Monday, January 21, 2008

J2EE losing the enterprise IT battle?

Slowly but clearly, Java as a platform for building enterprise applications is fading. One of the primary reasons is that, since the maturity cycle of Java platform to get new features added, is prolonged, the vendors went ahead and added their own properietary versions of features into the platform. This lead to vendor lock-in on one side.

On another side, to fill this maturity gap, the open source communities evolved and provided their own versions of solutions. Again, there is multitude of open source frameworks in Java that solves the same problem in different ways.

Another disruptor is SOA. How J2EE platform is addressing this paradigm?. Again, vendors took the lead by introducing SCA. But, there is a split between SCA community and JBI community.

Now, with all these, J2EE is also evolving with its own EJB 3.0 etc.

As a J2EE solution provider, the cycle for design decisions just got longer and longer...

This is not something which anyone would want in the ruthless race to achieve productivity and reduce the time-to-market of new solutions...

At the same time, there is no competent/equivalent platform is also available that could replace J2EE in the enterprise space.

So, There is a clear need for a replacement. But, there is no substitute.

The moment that substitute arrives, J2EE will lose the battle completely.
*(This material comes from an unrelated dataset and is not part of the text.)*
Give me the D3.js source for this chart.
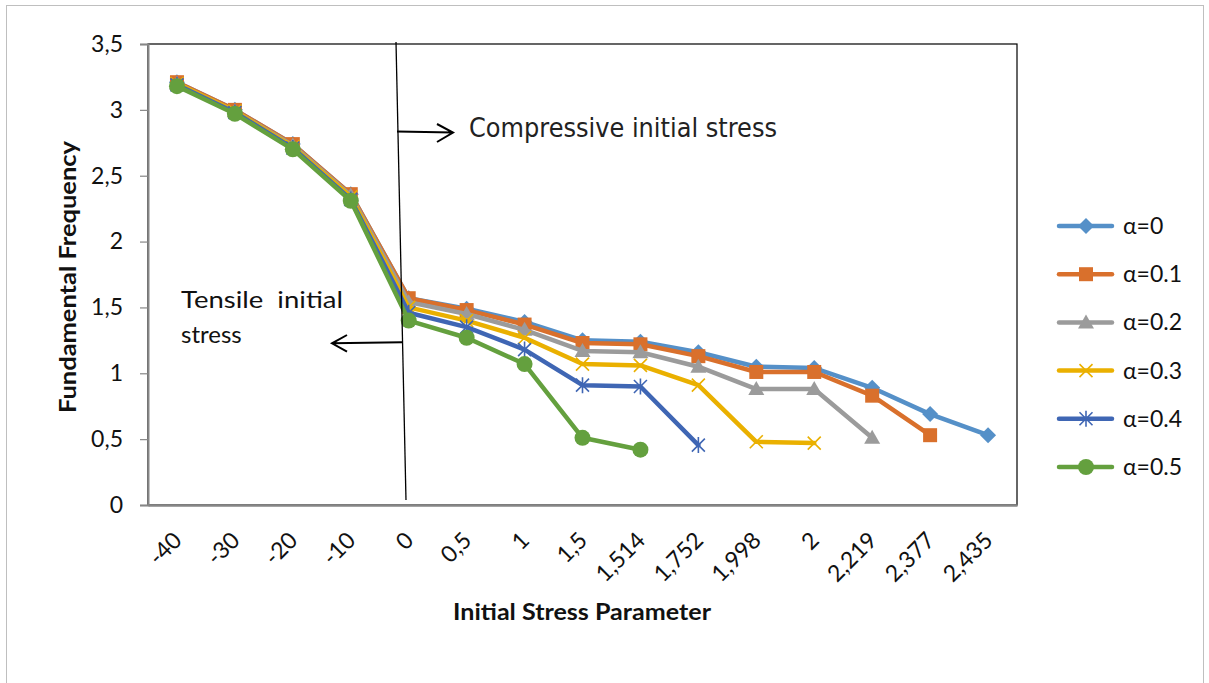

I strongly feel that the new set of dynamic programming languages like Ruby has a strong chance of getting into enterprise space, provided they demonstrate 'enterprise-readiness'.

OK, Who gains from this fragmentation?. Obviously, Microsoft.

Microsoft has a very clear roadmap for an 'Integrated' solution set addressing the SOA and new set of capabilities in Office and Communications. Microsoft is clearly ahead of the game in terms of providing integrated solutions.

It would be interesting to watch who wins the game eventually?. Microsoft or a New Disruptive Platform.